By SCOTT BAUER
MADISON, Wis. (AP) — The Republican leader of the Wisconsin Senate called on Thursday for a veto override after Gov. Tony Evers’ administration announced $75 million worth of transportation grants to make more money available for public-transportation projects like Milwaukee’s streetcar.
Senate Majority Leader Scott Fitzgerald called for the veto override shortly after Evers’ transportation secretary, Craig Thompson, announced that the new $75 million grant program would make the money available for spending on public transportation and other priorities beyond roads and bridges.
The state budget as passed by the Republican-controlled Legislature included $90 million for local road projects. Evers used a veto to take the amount down to $75 million and announced on Thursday that the money would be available through a new grant program.
Fitzgerald and other Republicans are opposed to the streetcar. Earlier this week, a group of 10 Republican senators wrote to Thompson saying the money should be used only for roads and bridges.
Instead, the grant program would let it be used for roads, bridges, public transit, bike paths and walking trails, railroads and harbors.
“The governor is taking money from local road construction to fund Milwaukee’s trolley to nowhere,” Fitzgerald said on Twitter. “Rural Dems should push back — veto override!”
Republicans haven’t enough votes on their own to override a veto unless at least three Democrats break ranks and join them.
Assembly Speaker Robin Vos did not immediately reply to a message seeking comment.
Thompson defended the grant program, saying it would allow local governments to prioritize their most important transportation needs and take on a wide range of projects.
“We expect that communities will submit the project they believe will have the greatest impact on their economic development and growth,” he said.
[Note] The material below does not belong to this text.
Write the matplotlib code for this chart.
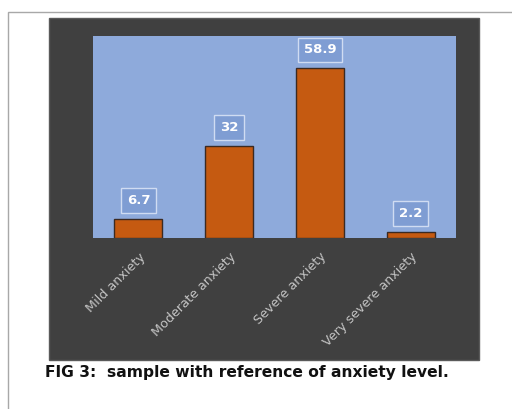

The state will pick up 90% of the cost, and local governments will pay the remaining 10%. The program will let towns receive about $30 million, counties about $25 million and cities and villages about $20 million.
Whereas Fitzgerald voiced opposition to the plan, his fellow Republican, Sen. Howard Marklein, praised it, saying it “nearly mirrors the Legislature’s budget plan for local roads.”
“Our local towns will not be paying for Milwaukee’s trolley, but if Milwaukee wants to apply for money to expand the trolley for the upcoming Democratic National Convention, they can do so out of their own allocation,” Marklein said.
Milwaukee will be the host of the Democratic National Convention next year.
“We’ll have to watch the city, village and county portions closely to ensure that rural cities, villages and counties do not lose out to their urban counterparts,” said Marklein, who lives in Spring Green.